**WHAT YOU SHOULD DO**
Every line from the start of the entries up to and including the one bearing "import plotly.graph_objects as go" must be printed verbatim, without the pictures.

● ● ● ●

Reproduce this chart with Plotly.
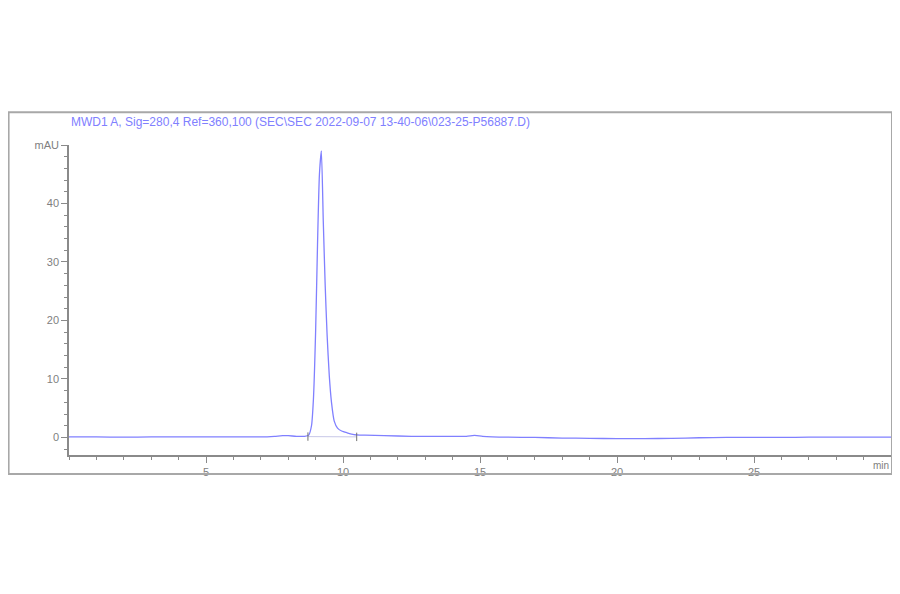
import plotly.graph_objects as go

# retention time (min) and signal (mAU)
time_min = [0, 1, 2, 3, 4, 5, 6, 7, 7.5, 7.8, 8.0, 8.3, 8.6, 8.75, 8.85, 8.92,
            9.0, 9.07, 9.14, 9.21, 9.28, 9.35, 9.42, 9.5, 9.58, 9.68, 9.8, 9.95,
            10.15, 10.4, 10.8, 11.5, 12.5, 13.5, 14.5, 14.8, 15.1, 16, 17, 18,
            19, 20, 21, 22, 23, 24, 25, 26, 27, 28, 29, 30]
signal_mau = [0.1, 0.1, 0.05, 0.1, 0.1, 0.1, 0.1, 0.1, 0.2, 0.3, 0.3, 0.2, 0.2,
              0.4, 2.0, 6.5, 18, 33, 45, 49, 37, 26, 17.5, 10.5, 6, 2.8, 1.6,
              1.1, 0.8, 0.5, 0.4, 0.3, 0.2, 0.2, 0.2, 0.35, 0.2, 0.05, 0, -0.1,
              -0.15, -0.2, -0.2, -0.15, -0.05, 0, 0, 0, 0.05, 0.05, 0.05, 0.05]

# integration baseline under the main peak
base_t = [8.72, 10.5]
base_y = [0.15, 0.1]

x_ticks = [5, 10, 15, 20, 25]
y_ticks = [0, 10, 20, 30, 40, 50]
y_labels = ["0", "10", "20", "30", "40", "mAU"]

title = "MWD1 A, Sig=280,4 Ref=360,100 (SEC\\SEC 2022-09-07 13-40-06\\023-25-P56887.D)"

axis_grey = "#8a8a8a"
line_blue = "#8080ff"

fig = go.Figure()
fig.add_trace(go.Scatter(x=time_min, y=signal_mau, mode="lines",
                         line=dict(color=line_blue, width=1.3, shape="spline", smoothing=0.6),
                         hoverinfo="x+y"))
fig.add_trace(go.Scatter(x=base_t, y=base_y, mode="lines+markers",
                         line=dict(color="#c8c8e8", width=1),
                         marker=dict(symbol="line-ns", size=6, line=dict(color="#707070", width=1)),
                         hoverinfo="skip"))

fig.update_xaxes(range=[0, 30], tickvals=x_ticks, showgrid=False, zeroline=False,
                 showline=True, linecolor=axis_grey, linewidth=1.5,
                 ticks="outside", ticklen=6, tickcolor=axis_grey,
                 tickfont=dict(family="Arial", size=11, color="#808080"),
                 minor=dict(dtick=1, tick0=0, ticks="outside", ticklen=3, tickcolor=axis_grey))
fig.update_yaxes(range=[-3, 50], tickvals=y_ticks, ticktext=y_labels, showgrid=False,
                 zeroline=False, showline=True, linecolor=axis_grey, linewidth=1.5,
                 ticks="outside", ticklen=6, tickcolor=axis_grey,
                 tickfont=dict(family="Arial", size=11, color="#808080"),
                 minor=dict(dtick=2, tick0=0, ticks="outside", ticklen=3, tickcolor=axis_grey))

# outer instrument frame
fig.add_shape(type="rect", xref="paper", yref="paper",
              x0=-0.0735, x1=1.0012, y0=-0.0613, y1=1.106,
              line=dict(color="#a8a8a8", width=2))

fig.add_annotation(text=title, xref="paper", yref="paper", x=0.0, y=1.074,
                   xanchor="left", yanchor="middle", showarrow=False,
                   font=dict(family="Arial", size=12, color=line_blue))
fig.add_annotation(text="min", xref="x", yref="paper", x=30, y=-0.035,
                   xanchor="right", yanchor="middle", showarrow=False,
                   font=dict(family="Arial", size=10, color="#808080"))

# page body adds 8px, so the figure is sized to the remaining window
fig.update_layout(width=892, height=586, showlegend=False,
                  paper_bgcolor="white", plot_bgcolor="white",
                  margin=dict(l=61, r=9, t=137, b=139))

fig.write_html("out.html")
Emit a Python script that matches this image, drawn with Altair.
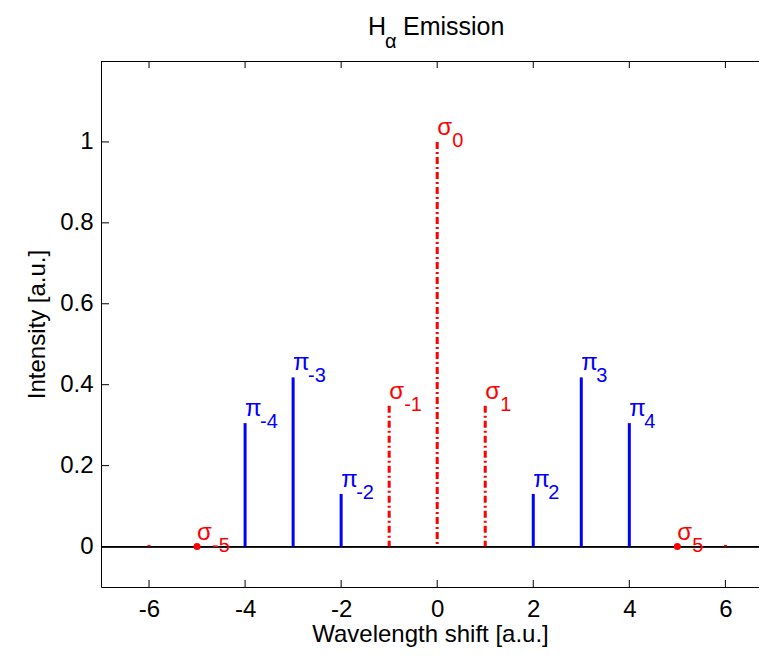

● ● ● ●

**WRITTEN RESPONSE**
Reproduce this chart with Plotly.
import plotly.graph_objects as go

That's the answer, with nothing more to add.